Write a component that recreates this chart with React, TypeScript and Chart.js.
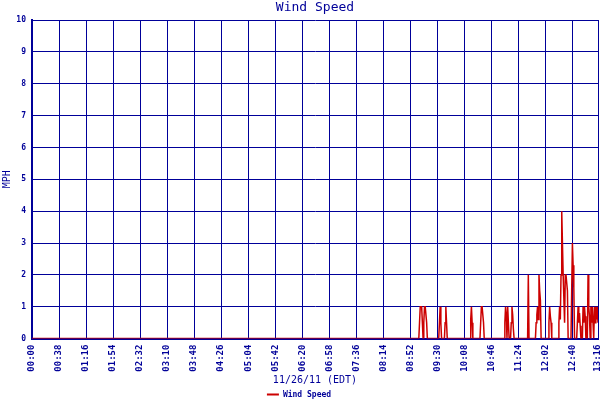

---

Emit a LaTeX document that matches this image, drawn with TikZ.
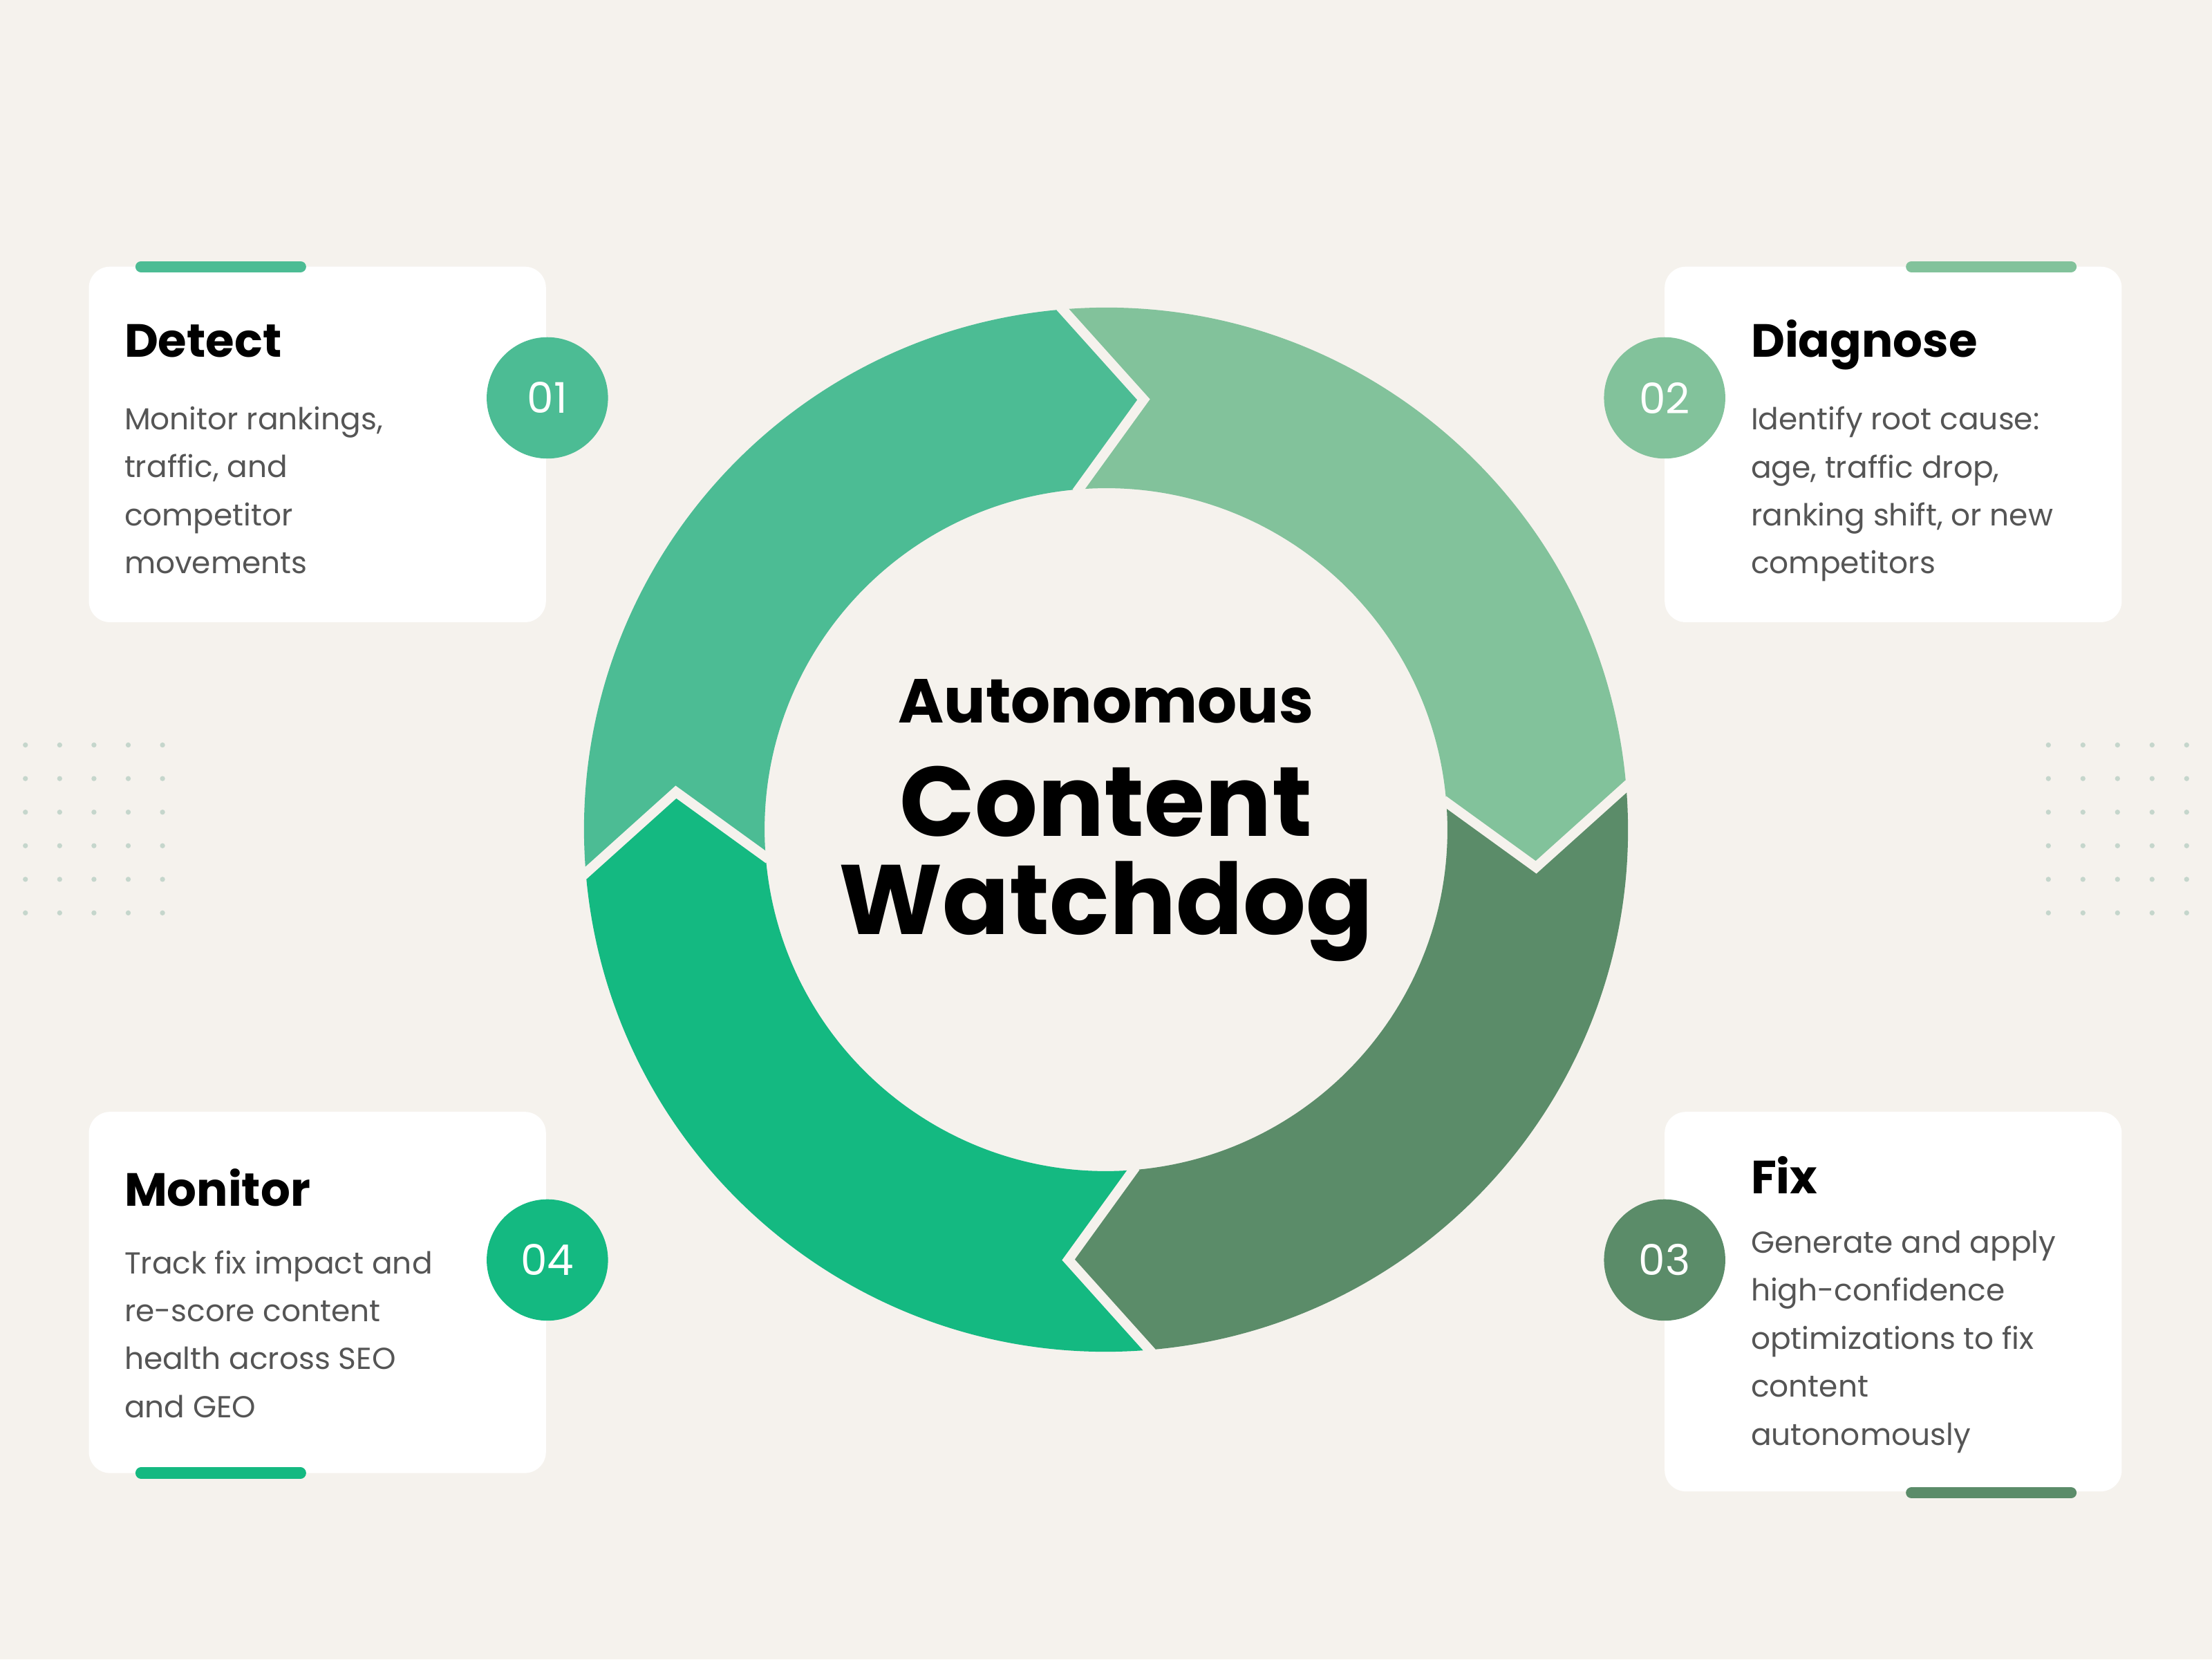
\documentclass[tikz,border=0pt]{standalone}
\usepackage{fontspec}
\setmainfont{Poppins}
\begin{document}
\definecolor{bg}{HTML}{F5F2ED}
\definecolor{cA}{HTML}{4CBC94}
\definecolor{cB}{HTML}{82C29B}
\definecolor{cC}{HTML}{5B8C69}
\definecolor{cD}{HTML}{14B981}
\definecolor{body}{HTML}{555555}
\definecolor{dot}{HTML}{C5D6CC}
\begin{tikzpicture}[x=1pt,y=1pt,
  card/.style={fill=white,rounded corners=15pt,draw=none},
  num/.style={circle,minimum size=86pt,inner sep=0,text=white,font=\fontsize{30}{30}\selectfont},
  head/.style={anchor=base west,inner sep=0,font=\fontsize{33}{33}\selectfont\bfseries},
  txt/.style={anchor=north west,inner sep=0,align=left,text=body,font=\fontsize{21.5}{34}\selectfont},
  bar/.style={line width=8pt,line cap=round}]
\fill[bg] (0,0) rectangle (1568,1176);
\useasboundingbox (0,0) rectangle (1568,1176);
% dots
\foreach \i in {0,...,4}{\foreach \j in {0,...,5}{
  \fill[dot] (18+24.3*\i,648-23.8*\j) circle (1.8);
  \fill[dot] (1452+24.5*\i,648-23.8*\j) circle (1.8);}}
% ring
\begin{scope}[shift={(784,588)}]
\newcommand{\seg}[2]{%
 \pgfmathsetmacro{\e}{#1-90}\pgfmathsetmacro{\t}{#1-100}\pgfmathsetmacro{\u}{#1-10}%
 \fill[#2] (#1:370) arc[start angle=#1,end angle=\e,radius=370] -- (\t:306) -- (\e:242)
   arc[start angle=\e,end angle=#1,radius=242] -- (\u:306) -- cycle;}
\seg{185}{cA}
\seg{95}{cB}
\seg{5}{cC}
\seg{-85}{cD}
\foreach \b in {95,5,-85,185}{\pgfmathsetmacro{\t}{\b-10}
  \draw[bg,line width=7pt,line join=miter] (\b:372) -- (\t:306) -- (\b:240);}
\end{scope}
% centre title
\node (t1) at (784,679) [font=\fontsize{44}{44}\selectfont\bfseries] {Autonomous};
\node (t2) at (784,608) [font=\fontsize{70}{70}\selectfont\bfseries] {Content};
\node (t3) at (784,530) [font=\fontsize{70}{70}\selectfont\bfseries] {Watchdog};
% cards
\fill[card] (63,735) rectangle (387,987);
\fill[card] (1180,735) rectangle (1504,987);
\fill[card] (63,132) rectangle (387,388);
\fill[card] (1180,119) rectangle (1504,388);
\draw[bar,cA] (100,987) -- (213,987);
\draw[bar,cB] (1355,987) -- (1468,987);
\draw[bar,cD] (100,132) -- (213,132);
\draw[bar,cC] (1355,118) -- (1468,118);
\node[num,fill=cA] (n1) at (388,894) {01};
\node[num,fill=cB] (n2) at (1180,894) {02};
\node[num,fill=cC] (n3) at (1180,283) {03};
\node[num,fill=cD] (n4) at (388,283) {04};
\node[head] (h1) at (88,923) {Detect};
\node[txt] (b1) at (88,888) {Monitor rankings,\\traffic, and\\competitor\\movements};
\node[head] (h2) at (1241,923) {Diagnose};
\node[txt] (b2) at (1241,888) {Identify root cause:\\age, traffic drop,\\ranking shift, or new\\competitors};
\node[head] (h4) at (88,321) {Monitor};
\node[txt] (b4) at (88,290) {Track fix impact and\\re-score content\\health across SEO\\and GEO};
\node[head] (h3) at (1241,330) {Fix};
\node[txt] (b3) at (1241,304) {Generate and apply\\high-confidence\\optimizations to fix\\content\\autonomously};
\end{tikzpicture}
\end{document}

---

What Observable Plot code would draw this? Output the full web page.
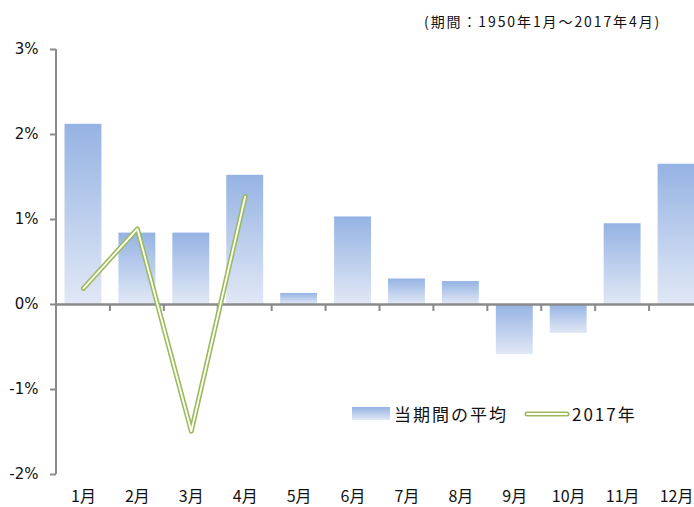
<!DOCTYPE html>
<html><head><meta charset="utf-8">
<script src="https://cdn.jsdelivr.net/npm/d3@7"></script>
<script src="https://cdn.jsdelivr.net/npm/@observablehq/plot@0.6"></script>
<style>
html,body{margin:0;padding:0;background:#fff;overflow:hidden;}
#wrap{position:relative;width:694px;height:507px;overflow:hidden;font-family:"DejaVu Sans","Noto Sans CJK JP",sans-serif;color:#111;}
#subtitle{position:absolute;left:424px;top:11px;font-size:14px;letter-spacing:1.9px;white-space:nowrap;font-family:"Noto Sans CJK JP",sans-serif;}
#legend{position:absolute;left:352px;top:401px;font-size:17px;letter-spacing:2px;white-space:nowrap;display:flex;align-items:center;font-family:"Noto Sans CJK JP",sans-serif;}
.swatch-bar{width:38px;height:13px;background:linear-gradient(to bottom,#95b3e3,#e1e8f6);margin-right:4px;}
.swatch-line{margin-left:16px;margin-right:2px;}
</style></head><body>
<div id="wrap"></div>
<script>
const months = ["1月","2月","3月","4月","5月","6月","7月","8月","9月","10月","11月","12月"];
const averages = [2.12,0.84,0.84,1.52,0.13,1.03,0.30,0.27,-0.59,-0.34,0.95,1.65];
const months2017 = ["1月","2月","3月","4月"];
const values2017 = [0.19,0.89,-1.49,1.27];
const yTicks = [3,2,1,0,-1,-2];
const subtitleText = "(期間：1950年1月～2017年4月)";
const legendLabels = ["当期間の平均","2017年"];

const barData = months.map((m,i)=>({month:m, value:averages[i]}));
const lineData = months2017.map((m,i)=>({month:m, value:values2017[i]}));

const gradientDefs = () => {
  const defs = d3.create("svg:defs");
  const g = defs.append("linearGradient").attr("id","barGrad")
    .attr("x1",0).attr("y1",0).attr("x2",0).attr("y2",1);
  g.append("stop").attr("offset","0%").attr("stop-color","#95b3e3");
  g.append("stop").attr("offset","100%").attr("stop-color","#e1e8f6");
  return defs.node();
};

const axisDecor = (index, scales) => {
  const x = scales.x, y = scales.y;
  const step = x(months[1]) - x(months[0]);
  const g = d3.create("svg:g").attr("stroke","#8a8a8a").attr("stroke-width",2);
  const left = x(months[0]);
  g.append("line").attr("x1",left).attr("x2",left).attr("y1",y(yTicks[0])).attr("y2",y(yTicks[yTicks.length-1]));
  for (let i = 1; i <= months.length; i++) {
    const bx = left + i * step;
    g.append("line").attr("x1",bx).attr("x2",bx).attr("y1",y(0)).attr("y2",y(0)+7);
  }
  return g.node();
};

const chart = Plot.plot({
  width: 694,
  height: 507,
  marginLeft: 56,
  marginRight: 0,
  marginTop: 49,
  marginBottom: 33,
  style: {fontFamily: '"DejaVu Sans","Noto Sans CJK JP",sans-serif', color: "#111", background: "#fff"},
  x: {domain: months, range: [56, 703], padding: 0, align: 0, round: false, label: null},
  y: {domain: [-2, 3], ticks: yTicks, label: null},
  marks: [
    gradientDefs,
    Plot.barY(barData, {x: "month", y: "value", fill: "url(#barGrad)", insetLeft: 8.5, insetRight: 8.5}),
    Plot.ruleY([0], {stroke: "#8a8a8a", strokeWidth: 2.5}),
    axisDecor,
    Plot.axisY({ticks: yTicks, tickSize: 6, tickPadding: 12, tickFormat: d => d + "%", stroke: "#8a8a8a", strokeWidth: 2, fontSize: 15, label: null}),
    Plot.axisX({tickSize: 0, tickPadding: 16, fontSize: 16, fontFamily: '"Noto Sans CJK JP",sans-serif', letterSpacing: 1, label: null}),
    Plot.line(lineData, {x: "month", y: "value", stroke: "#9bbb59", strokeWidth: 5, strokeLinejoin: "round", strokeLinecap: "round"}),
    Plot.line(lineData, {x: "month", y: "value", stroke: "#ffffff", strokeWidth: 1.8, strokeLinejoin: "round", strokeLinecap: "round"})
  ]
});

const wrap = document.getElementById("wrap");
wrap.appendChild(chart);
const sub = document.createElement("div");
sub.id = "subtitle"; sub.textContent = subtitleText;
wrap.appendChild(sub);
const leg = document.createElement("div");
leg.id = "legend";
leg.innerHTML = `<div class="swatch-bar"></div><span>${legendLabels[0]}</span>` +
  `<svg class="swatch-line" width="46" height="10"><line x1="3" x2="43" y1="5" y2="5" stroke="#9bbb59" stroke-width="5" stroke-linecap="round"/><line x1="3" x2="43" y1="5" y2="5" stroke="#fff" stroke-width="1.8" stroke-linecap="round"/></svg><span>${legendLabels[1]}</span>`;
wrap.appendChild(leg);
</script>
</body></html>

---

Exercise details: Return every line above in which the string "that" occurs.

Task response:
Write a component that recreates this chart with React, TypeScript and Chart.js.
Emit a LaTeX document that matches this image, drawn with TikZ.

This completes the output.